NFS lock problem

Rob Landley rob at landley.net
Mon Mar 20 08:14:18 PST 2006


On Monday 20 March 2006 4:33 am, Aubrey wrote:
> Hi all,
>
> I'm working on the blackfin uclinux platform. When I mounted the nfs
> as the root file system, the syscall "fcntl" can lock file
> successfully. But when I start up kernel and mount(busybox) the nfs on
> a local directory, the syscall "fcntl" can't lock the file. The error
> log as follows:
> ===================
> <5>Jan  6 06:06:29 kernel: lockd: cannot monitor 192.168.0.2
> <5>Jan  6 06:06:29 kernel: lockd: failed to monitor 192.168.0.2
> <7>Jan  6 06:06:30 kernel: nsm_mon_unmon: rpc failed, status=-13
> ===================
> It seems the lockd wasn't started.

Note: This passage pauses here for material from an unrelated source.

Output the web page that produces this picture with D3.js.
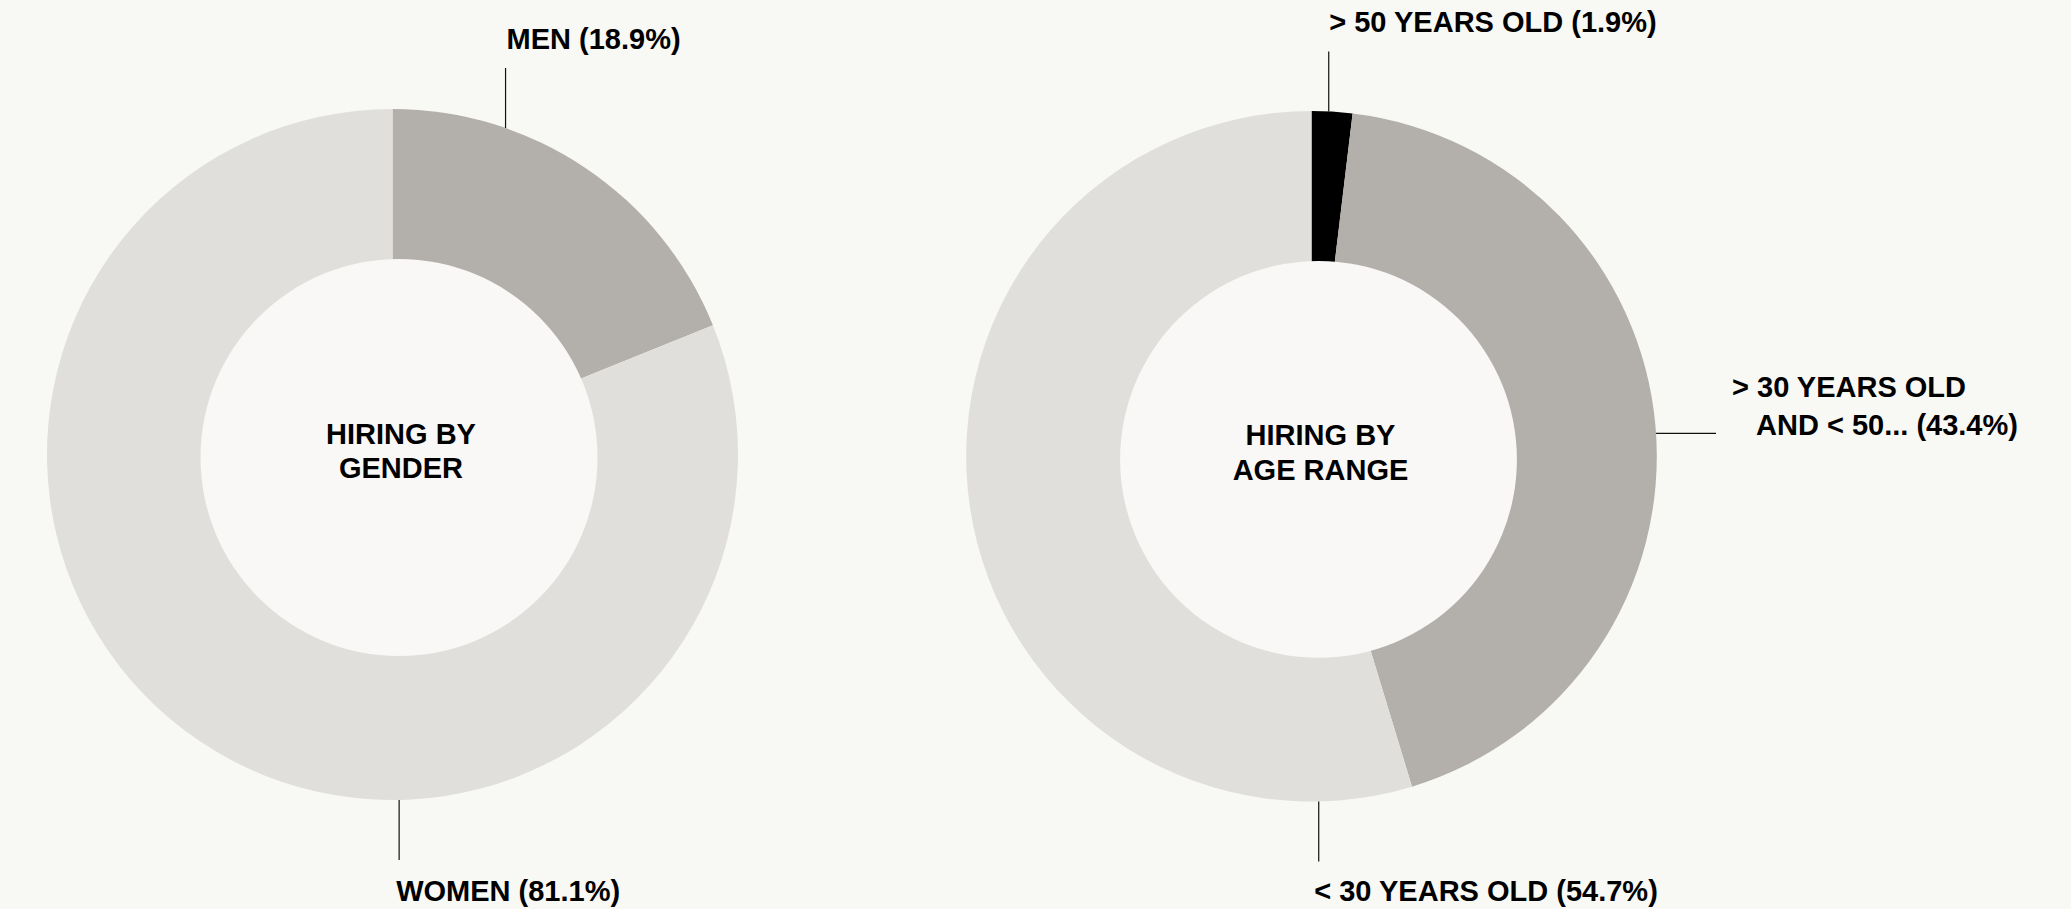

But the mount parameter was:
> ===================
> 192.168.0.2:/romfs on /mnt type nfs
> (rw,v3,rsize=32768,wsize=32768,hard,udp,lock,addr=192.168.0.2)
> ===================
> I didn't use the "nolock" option, So I thought the lockd should be
> started by busybox-mount command.
> Is it a bug of busybox or I'm wrong?


I don't use nfs.  I take it this is a userspace daemon that busybox doesn't 
contain, but which busybox is expected to find and spawn?  (I thought your 
init scripts were supposed to start the various security-hole daemons 
associated with nfs.  I know Red Hat's do because stopping the suckers was 
always one of my first steps cleaning up a Red Hat system back when I ran 
those...)

Rob
-- 
Never bet against the cheap plastic solution.